Centred Systems and Centre Sets
A centred system is very different. It has no boundary. It is focused around a core idea, project, or event, and the output is usually the growth of the individuals engaging with the system; individual learning, enjoyment, or leisure fulfilment. The more people who are energised by the core, the stronger the system and the greater the output. Temporary boundaries may be created, but only if they serve the core. In a centered system, boundaries are seen as barriers to growth.
It is the core individual, core concept, or core practice that attracts or repels individuals to or from the system. Individuals within the system are in one of three states - moving towards, interacting with, or moving away from the core.
Looking for boundaries in a centred system is a fruitless exercise - they don't exist.
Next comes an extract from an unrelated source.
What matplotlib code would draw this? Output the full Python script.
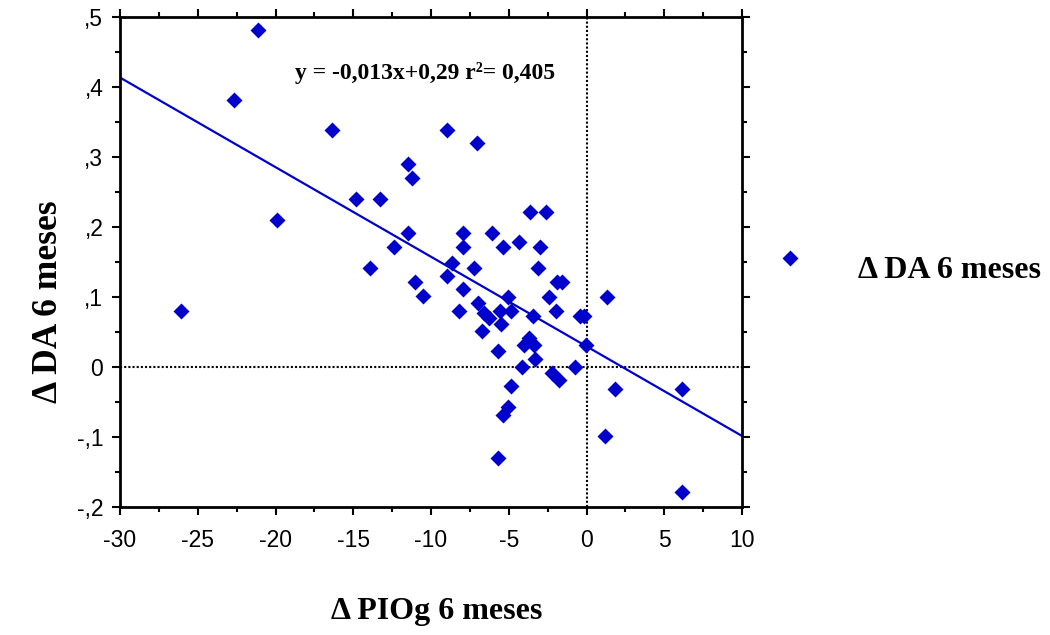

All that will be seen is a difference of density as you get closer to the core activity or belief.
In a centred system, outputs are not fixed or even pre-determined. The interactions between the individuals create new ideas, new practices, new directions. Being part of a centred set feels both dangerous and exciting because the security provided by clear boundaries is absent. Being part of a centred set is also highly creative, because the cross-pollination of ideas can lead to new disoveries, new ways of doing things.
Because centred systems are focused on the participation and growth of the individuals, they can be relatively short-lived. Within Amateur Radio, for example, a centred system can form from individuals interested in coming together to run a portable contest. There might not be enough individuals with this interest within the closed system of a single club, but within a wider geographical area, there may well be sufficient numbers to generate activity.